Gerechtigd zijn tot de naam

Gerechtshof ’s-Gravenhage, 16 februari 2010, LJN: BL5296, Stichting Oosteuropa Zending e.a. tegen Stiftung Osteuropa Mission (Schweiz).

Merkenrecht. Handelsnaamrecht. Gebruik adressenbestand. Stukgelopen samenwerking. Hof bekrachtigt vonnis waarvan beroep (Vzr. Rechtbank Rotterdam, 28 maart 2006, helaas niet gepubliceerd). Stiftung Osteuropa Mission Schweiz (“OEM”) vordert ondermeer een verbod op het gebruik door Stichting Oosteuropa Zending (“SOZ”) van de naam “Osteuropa Mission International Schweiz” alsmede een verbod om een naam te registreren waarin de woorden “Osteuropa” voorkomen. Vorderingen deels toegewezen. Verbod op gebruik naam en logo zendingsorganisatie.

SOZ heeft niet aannemelijk gemaakt dat OEM de bevoegdheid om haar naam en het bewuste logo te hanteren heeft ontleend aan SOZ en/of de (internationale) samenwerking en dat die bevoegdheid is geëindigd met het eindigen van die samenwerking.

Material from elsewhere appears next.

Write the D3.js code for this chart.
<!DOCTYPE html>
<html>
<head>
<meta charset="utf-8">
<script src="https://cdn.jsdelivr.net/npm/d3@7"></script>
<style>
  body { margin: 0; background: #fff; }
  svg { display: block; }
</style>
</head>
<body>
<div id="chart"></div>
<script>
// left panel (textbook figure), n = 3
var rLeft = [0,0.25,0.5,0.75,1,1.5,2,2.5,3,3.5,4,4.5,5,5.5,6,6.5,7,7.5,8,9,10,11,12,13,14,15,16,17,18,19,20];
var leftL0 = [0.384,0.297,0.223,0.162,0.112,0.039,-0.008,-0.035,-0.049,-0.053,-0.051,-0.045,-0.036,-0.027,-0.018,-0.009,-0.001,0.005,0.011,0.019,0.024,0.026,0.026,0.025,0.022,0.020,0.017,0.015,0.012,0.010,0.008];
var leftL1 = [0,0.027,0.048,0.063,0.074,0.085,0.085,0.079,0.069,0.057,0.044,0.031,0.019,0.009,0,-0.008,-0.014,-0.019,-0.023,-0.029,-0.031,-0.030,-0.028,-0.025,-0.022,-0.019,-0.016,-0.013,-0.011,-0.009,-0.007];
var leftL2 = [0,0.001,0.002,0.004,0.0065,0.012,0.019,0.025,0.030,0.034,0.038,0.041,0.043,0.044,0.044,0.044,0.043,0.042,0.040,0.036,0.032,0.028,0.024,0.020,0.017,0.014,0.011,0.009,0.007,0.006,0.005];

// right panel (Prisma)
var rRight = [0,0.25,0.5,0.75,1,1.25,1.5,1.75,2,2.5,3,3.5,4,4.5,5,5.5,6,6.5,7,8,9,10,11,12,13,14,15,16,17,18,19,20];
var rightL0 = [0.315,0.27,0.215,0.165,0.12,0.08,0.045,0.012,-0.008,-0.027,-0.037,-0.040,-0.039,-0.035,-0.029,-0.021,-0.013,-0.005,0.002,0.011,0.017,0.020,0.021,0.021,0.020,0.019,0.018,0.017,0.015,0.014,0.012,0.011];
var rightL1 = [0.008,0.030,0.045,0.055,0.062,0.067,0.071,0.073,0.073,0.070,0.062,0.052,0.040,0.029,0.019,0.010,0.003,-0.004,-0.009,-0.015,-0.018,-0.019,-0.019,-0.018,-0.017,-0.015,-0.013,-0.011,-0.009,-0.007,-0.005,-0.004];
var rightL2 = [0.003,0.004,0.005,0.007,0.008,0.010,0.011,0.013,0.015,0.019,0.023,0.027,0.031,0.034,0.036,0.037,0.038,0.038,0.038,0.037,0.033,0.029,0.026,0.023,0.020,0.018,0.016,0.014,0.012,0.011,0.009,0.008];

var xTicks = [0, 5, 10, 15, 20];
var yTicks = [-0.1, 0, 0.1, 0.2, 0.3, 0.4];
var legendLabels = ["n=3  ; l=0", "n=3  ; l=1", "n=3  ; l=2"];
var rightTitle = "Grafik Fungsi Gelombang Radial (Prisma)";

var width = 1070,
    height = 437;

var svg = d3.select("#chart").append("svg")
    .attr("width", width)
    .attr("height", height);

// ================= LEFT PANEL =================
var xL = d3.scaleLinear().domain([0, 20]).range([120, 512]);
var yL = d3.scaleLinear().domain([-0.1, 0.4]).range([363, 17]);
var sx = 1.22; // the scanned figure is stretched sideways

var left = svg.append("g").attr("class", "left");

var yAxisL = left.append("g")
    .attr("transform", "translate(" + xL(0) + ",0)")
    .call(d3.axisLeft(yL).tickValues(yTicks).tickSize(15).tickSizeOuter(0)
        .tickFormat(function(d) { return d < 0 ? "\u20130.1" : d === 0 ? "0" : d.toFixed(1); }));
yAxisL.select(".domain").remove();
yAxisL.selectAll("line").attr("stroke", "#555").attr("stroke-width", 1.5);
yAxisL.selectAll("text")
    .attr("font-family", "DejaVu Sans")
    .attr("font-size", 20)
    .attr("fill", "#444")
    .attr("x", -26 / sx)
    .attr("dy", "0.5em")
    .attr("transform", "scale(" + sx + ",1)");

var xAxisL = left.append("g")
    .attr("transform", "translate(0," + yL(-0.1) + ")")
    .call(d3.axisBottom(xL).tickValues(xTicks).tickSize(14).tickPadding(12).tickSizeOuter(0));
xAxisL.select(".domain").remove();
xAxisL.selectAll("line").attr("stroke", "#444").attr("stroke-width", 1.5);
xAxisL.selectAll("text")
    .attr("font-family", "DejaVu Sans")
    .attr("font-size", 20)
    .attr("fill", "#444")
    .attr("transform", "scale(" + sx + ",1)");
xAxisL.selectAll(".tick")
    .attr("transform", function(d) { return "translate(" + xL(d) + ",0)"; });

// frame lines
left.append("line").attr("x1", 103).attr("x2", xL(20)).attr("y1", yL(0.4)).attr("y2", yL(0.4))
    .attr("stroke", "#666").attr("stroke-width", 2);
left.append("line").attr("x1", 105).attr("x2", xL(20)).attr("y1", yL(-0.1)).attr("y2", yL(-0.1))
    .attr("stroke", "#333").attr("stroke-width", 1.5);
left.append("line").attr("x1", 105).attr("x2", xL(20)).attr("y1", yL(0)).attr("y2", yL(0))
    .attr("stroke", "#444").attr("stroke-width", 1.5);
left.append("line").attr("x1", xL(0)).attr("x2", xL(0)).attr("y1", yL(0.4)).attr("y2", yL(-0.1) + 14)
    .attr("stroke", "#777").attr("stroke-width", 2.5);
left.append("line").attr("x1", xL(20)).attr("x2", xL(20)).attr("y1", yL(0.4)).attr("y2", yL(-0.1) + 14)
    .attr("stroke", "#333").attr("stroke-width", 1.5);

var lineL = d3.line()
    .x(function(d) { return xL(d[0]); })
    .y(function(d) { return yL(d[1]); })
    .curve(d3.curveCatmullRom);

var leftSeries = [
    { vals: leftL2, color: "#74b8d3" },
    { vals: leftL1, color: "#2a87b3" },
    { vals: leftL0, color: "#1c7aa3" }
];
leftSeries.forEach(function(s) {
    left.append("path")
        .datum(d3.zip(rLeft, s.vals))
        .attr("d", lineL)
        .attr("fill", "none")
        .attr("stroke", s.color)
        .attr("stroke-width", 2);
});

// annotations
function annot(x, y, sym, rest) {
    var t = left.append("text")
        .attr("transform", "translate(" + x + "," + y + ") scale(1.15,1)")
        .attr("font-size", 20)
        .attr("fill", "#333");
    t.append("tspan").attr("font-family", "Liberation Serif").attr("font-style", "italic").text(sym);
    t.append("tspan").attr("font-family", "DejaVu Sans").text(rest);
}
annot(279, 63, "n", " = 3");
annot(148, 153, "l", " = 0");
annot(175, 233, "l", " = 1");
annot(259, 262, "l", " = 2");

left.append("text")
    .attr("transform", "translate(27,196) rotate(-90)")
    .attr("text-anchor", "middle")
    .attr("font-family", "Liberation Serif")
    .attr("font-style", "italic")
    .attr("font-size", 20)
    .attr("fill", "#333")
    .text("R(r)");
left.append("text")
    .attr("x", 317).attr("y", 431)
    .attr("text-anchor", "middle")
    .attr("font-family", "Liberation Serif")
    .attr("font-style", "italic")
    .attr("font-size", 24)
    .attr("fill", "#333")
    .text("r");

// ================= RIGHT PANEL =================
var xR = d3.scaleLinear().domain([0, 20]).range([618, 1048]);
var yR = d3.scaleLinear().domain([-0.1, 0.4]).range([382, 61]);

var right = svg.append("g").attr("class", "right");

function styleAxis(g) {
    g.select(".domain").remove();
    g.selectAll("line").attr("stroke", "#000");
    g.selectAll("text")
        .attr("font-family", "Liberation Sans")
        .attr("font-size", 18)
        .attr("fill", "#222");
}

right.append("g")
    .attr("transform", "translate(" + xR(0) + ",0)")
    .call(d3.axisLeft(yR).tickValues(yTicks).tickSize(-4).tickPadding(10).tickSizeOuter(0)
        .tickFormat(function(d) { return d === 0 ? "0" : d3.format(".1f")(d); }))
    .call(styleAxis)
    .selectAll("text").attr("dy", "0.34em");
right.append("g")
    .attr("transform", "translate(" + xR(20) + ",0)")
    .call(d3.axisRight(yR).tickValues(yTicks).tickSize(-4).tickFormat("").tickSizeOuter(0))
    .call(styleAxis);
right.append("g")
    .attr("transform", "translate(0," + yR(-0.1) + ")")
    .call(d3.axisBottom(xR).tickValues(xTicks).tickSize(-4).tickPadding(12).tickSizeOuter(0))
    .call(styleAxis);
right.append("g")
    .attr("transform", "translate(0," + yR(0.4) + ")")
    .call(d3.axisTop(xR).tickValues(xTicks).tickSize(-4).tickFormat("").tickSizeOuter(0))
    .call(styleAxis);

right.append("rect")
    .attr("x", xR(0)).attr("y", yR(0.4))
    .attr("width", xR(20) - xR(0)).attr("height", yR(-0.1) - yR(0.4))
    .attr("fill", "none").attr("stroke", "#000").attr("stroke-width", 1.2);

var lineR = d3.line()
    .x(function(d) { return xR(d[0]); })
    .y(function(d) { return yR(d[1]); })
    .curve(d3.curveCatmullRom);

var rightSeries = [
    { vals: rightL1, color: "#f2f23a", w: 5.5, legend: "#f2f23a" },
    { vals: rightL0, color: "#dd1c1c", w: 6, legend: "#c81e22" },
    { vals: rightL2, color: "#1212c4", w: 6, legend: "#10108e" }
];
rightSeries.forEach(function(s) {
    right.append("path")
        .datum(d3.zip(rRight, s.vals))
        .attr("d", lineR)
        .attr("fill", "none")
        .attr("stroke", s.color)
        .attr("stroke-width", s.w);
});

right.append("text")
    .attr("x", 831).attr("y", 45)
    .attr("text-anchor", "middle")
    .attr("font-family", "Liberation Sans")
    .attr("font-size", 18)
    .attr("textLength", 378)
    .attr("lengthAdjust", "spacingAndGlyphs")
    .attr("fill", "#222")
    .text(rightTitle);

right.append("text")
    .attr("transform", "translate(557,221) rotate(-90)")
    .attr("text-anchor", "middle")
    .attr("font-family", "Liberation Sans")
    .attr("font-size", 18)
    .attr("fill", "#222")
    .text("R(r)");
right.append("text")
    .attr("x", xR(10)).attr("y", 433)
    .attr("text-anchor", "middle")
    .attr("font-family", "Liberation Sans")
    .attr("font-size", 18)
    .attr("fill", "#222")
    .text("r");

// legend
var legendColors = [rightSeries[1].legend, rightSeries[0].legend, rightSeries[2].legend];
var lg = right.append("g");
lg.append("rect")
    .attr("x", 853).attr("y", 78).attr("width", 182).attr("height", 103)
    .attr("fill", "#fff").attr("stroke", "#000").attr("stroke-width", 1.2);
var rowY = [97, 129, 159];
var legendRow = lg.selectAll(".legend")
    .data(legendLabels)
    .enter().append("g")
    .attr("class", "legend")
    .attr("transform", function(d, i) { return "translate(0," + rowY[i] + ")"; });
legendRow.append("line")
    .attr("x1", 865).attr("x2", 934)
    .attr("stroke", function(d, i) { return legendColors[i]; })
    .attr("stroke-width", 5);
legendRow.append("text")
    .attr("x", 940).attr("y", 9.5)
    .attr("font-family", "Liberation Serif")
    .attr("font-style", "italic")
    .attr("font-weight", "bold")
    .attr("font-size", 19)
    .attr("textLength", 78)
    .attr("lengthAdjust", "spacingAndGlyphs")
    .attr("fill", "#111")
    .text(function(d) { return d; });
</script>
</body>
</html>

“8. [appellanten] hebben in eerste aanleg een beroep gedaan op een inschrijving ten name van SOZ van het door (SOZ en) OEM (Schweiz) gebruikte logo als beeldmerk bij het Benelux Merkenbureau (thans: Benelux Bureau voor de Intellectuele Eigendom) van 10 november 2005 en op een depot van het gecombineerde woord/beeldmerk dat bestaat uit het bedoelde logo in combinatie met de woorden "Osteuropa Mission International Schweiz", bij de Zwitserse merkenautoriteit (productie 13, gedateerd 23 november 2005). Het verweer van [appellanten] dat SOZ en de nieuw opgerichte organisatie daaraan het exclusieve recht ontlenen om het logo te gebruiken en dat het OEM (Schweiz) is die daarop inbreuk maakt is echter in het geheel niet onderbouwd. Gelet op het feit dat OEM (Schweiz) al bij inleidende dagvaarding een beroep heeft gedaan op de aan haar toekomende merk- (en handelsnaam)rechten, alsmede gelet op het feit dat de depots zijn verricht na het eindigen van de samenwerking tussen [appellanten] en OEM (Schweiz), had het op de weg van [appellanten] gelegen gemotiveerd te stellen dat is voldaan aan de in de diverse regelingen gestelde voorwaarden voor het kunnen uitoefenen van de aan een merkrecht verbonden bevoegdheden, respectievelijk dat en waarom de door SOZ verrichte depots tot de conclusie leiden dat geen sprake is van onrechtmatig handelen van [appellanten] Voor het kunnen uitoefenen van die bevoegdheden is immers de enkele inschrijving van het merk niet voldoende. Het gebrek aan onderbouwing klemt temeer in het licht van het door OEM (Schweiz) gestelde en door het hof vooralsnog erkende eerdere gebruik, waardoor zich de conclusie opdringt dat de depots van SOZ te kwader trouw zijn verricht, in elk geval wat betreft de Benelux-depots (vgl. art. 4 lid 6 van de Benelux Merkenwet/art. 2.4 sub f van het Beneluxverdrag inzake de Intellectuele Eigendom). De grief faalt derhalve in zoverre.”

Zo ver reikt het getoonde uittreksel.